Savoir combien d’étrangers criminels sont et seront renvoyés n’a rien d’une sinécure. Enquête.
A l’heure actuelle, près de 400 décisions de renvoi sont prononcées en moyenne par année. Ce nombre pourrait doubler (800) si le contre-projet du Conseil fédéral à l’initiative sur le «renvoi des étrangers criminels» était accepté. Et si c’est l’initiative UDC qui l’emporte, les expulsions ordonnées pourraient s’élever à près de 1500.
Ces chiffres sont toutefois à prendre avec des «pincettes», a précisé la conseillère fédérale Eveline Widmer-Schlumpf. Etablies par une enquête de l’Office fédéral des migrations (ODM), ces données n’ont pas manqué d’alimenter la polémique.

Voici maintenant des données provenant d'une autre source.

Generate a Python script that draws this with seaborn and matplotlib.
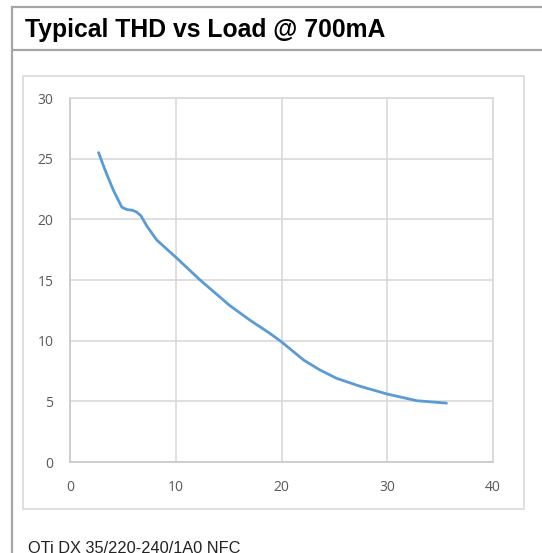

Le thème des «criminels étrangers» sera ainsi émotionnel de bout en bout: depuis l’affiche, en 2007, des «moutons noirs» jusqu’à la votation du 28 novembre prochain. Polémique? Oui. Car la guerre des chiffres annoncée a bien lieu.
Vue d’ensemble absente
Depuis trois ans déjà que le thème est à l’agenda politique, d’aucuns s’exaspèrent de l’absence d’une vue d’ensemble détaillant la pratique des cantons. Etonnamment, l’Association des services cantonaux des migrations (ASM), qui a consolidé les chiffres sur lesquels s’appuie Eveline Widmer-Schlumpf, n’est pas en mesure de donner cet élément d’information essentiel au débat.
Marge d’appréciation
«Nous voulons justement gommer les disparités entre cantons», explicite Yvan Perrin, vice-président de l’UDC Suisse, pour qui la marge d’appréciation de la loi actuelle par les cantons est trop importante. Elle apparaît même criante si l’on considère la métropole lémanique: un délinquant étranger a entre six et huit fois plus de chances d’être expulsé s’il est établi à Lausanne plutôt qu’à Genève (lire ci-contre).

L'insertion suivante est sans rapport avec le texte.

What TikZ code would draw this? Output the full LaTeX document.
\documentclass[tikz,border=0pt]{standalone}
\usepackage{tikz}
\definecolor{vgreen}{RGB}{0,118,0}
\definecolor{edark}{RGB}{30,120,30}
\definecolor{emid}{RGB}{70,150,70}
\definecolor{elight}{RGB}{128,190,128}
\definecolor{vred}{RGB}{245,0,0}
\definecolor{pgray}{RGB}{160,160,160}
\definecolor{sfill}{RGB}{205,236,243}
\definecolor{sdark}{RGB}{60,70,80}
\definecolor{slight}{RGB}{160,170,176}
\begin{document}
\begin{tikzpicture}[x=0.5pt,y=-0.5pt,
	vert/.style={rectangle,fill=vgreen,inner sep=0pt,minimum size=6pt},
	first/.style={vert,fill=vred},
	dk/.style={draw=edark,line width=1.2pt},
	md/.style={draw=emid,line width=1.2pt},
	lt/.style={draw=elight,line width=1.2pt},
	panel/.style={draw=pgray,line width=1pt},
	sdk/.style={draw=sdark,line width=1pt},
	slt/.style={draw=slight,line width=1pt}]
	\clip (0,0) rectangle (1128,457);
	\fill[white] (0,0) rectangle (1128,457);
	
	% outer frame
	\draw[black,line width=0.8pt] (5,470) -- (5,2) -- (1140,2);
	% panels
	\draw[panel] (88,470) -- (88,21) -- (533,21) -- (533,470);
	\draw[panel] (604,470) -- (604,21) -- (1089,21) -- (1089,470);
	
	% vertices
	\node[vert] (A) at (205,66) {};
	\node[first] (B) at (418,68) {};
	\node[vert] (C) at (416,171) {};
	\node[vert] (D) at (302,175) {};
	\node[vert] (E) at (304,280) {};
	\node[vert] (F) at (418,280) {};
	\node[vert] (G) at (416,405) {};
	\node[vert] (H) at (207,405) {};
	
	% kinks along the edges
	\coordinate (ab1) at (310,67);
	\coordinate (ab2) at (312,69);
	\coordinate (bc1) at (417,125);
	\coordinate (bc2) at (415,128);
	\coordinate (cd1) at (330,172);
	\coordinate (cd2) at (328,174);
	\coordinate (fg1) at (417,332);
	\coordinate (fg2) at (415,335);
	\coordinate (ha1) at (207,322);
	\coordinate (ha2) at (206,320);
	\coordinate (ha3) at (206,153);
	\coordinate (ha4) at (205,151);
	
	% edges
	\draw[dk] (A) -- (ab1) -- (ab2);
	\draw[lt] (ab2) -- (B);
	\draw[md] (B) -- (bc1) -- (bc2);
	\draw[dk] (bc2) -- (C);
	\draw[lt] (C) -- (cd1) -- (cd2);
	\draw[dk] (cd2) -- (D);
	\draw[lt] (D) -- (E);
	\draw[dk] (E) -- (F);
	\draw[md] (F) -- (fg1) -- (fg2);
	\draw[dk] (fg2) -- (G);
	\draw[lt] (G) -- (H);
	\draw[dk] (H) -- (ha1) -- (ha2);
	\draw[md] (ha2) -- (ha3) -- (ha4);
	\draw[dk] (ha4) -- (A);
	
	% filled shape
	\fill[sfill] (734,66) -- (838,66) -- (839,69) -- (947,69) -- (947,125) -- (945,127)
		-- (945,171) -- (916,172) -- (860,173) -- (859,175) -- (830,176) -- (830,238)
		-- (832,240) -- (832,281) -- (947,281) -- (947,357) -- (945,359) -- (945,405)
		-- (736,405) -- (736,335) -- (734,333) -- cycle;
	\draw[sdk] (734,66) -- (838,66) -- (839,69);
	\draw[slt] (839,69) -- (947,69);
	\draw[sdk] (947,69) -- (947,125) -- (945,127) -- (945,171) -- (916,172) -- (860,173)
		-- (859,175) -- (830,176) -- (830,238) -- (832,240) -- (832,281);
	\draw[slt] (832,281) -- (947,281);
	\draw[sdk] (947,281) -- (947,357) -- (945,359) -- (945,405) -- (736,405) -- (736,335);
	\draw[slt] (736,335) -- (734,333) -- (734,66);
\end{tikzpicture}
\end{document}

Mais que changerait l’adoption du contre-projet? Pas grand-chose, selon l’UDC, qui fustige les chiffres d’une part, mais aussi la pondération faite par l’ODM, selon le principe de proportionnalité du délit, pour arriver à ces 800 personnes expulsables. L’interprétation de la loi, l’arbitraire et les disparités cantonales seraient encore à l’ordre du jour.
Pas de repères à Genève
Ce chiffre de 800 expulsions possibles ne manque d’ailleurs pas d’étonner le ministre vaudois de l’Intérieur, Philippe Leuba. En extrapolant la situation vaudoise, le libéral arrive au bas mot à 1200 expulsions pour la Suisse. «La différence entre mon estimation nationale et celle de l’ODM illustre que le canton de Vaud se montre ferme dans l’application de la loi», se félicite Philippe Leuba, qui a fait de la transparence de sa politique d’expulsion une priorité.

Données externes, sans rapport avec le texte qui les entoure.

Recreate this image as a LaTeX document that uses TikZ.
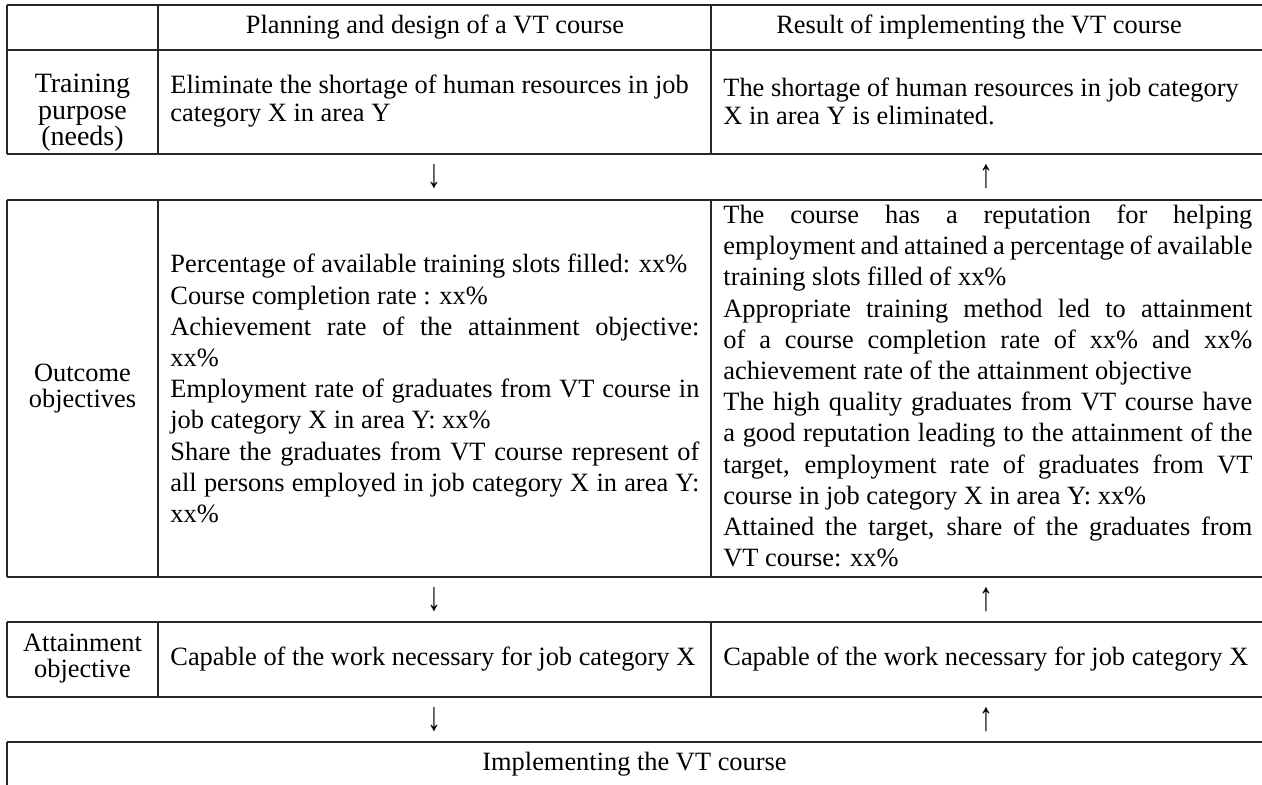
\documentclass[tikz,border=0pt]{standalone}
\usepackage{fontspec}
\usepackage{graphicx}
\setmainfont{Liberation Serif}
% width of the text block inside a content cell
\newlength\colw
\setlength\colw{264.5pt}
% a justified line spread over the full cell width
\newcommand\jline[1]{\makebox[\colw][s]{#1}}
% tall, thin flow arrows
\newcommand\flowdown{\scalebox{1.05}[1.55]{↓}}
\newcommand\flowup{\scalebox{1.05}[1.55]{↑}}
\begin{document}
\begin{tikzpicture}[x=0.5pt,y=-0.5pt,
  gridline/.style={line width=0.9pt,draw=black!85},
  txt/.style={font=\fontsize{13.2pt}{15.6pt}\selectfont,inner sep=0pt},
  rowhead/.style={txt,align=center,font=\fontsize{13.2pt}{13.2pt}\selectfont},
  body/.style={txt,align=left,anchor=west}]
\useasboundingbox (0,0) rectangle (1262,785);

% horizontal rules
\foreach \y in {5,50,154,200,577,622,697,742}
  \draw[gridline] (7,\y) -- (1262,\y);
% vertical rules of the three framed bands
\foreach \x in {7,158,711}{
  \draw[gridline] (\x,5) -- (\x,154);
  \draw[gridline] (\x,200) -- (\x,577);
  \draw[gridline] (\x,622) -- (\x,697);
}
\draw[gridline] (7,742) -- (7,785);

% column headings
\node[txt] (hplan) at (435,27.5) {Planning and design of a VT course};
\node[txt] (hres)  at (979,27.5) {Result of implementing the VT course};

% training purpose
\node[rowhead,font=\fontsize{14pt}{13.3pt}\selectfont] (purpose) at (82.5,113)
  {Training\\purpose\\(needs)};
\node[body,font=\fontsize{13.2pt}{14pt}\selectfont] (purposeplan) at (170,101)
  {Eliminate the shortage of human resources in job\\category X in area Y};
\node[body,font=\fontsize{13.2pt}{14pt}\selectfont] (purposeres) at (723,101)
  {The shortage of human resources in job category\\X in area Y is eliminated.};

\node[txt] (d1) at (434.5,177) {\flowdown};
\node[txt] (u1) at (986.5,177) {\flowup};

% outcome objectives
\node[rowhead] (outcome) at (82.5,388.5) {Outcome\\objectives};
\node[body] (outcomeplan) at (170,388.5)
  {Percentage of available training slots filled: xx\%\\
   Course completion rate : xx\%\\
   \jline{Achievement rate of the attainment objective:}\\
   xx\%\\
   \jline{Employment rate of graduates from VT course in}\\
   job category X in area Y: xx\%\\
   \jline{Share the graduates from VT course represent of}\\
   \jline{all persons employed in job category X in area Y:}\\
   xx\%};
\node[body] (outcomeres) at (723,386)
  {\jline{The course has a reputation for helping}\\
   \jline{employment and attained a percentage of available}\\
   training slots filled of xx\%\\
   \jline{Appropriate training method led to attainment}\\
   \jline{of a course completion rate of xx\% and xx\%}\\
   achievement rate of the attainment objective\\
   \jline{The high quality graduates from VT course have}\\
   \jline{a good reputation leading to the attainment of the}\\
   \jline{target, employment rate of graduates from VT}\\
   course in job category X in area Y: xx\%\\
   \jline{Attained the target, share of the graduates from}\\
   VT course: xx\%};

\node[txt] (d2) at (434.5,599.5) {\flowdown};
\node[txt] (u2) at (986.5,599.5) {\flowup};

% attainment objective
\node[rowhead] (attain) at (82.5,658.5) {Attainment\\objective};
\node[body] (attainplan) at (170,659.5) {Capable of the work necessary for job category X};
\node[body] (attainres) at (723,659.5) {Capable of the work necessary for job category X};

\node[txt] (d3) at (434.5,719.5) {\flowdown};
\node[txt] (u3) at (986.5,719.5) {\flowup};

% implementation
\node[txt] (impl) at (634.5,764) {Implementing the VT course};
\end{tikzpicture}
\end{document}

Au bout du lac, la Genevoise Isabel Rochat (libérale), en charge du dossier depuis une année, promet un exercice de rattrapage: «J’ai été très étonnée par l’absence de chiffres concernant les renvois pour motifs pénaux. J’ai exigé que ces lacunes statistiques soient comblées au plus vite en vue de la votation.» Polémique encore. Les 1500 renvois que permettrait l’application de l’initiative UDC ne sont, eux, quittancé par personne. Et surtout pas par l’UDC, qui ne veut pas entrer dans ce débat. «Ces chiffres? C’est beaucoup trop mal foutu pour que cela ne soit pas délibéré», résume Yvan Perrin.
La réalité des renvois
Philipp Müller, conseiller national argovien (PLR) reproche même à l’ODM d’avoir avancé des chiffres: «Il faut arrêter avec ces prévisions hasardeuses! On a beau annoncer qu’il y aura 1400 ou 700 décisions de renvoi de plus. La réalité peut être tout autre, car les gens ne quittent pas forcément le territoire suisse.»
Le «Monsieur Migration» du PLR précise: «Les mineurs, les personnes qui risquent un traitement inhumain ou encore celles qui ne sont pas réadmises dans leur pays d’origine ne sont pas expulsables, malgré la décision de renvoi. Pourtant, elles figurent dans ces statistiques.» Mais, là encore, selon l’ODM, aucun chiffre sur les renvois non réalisés n’est disponible.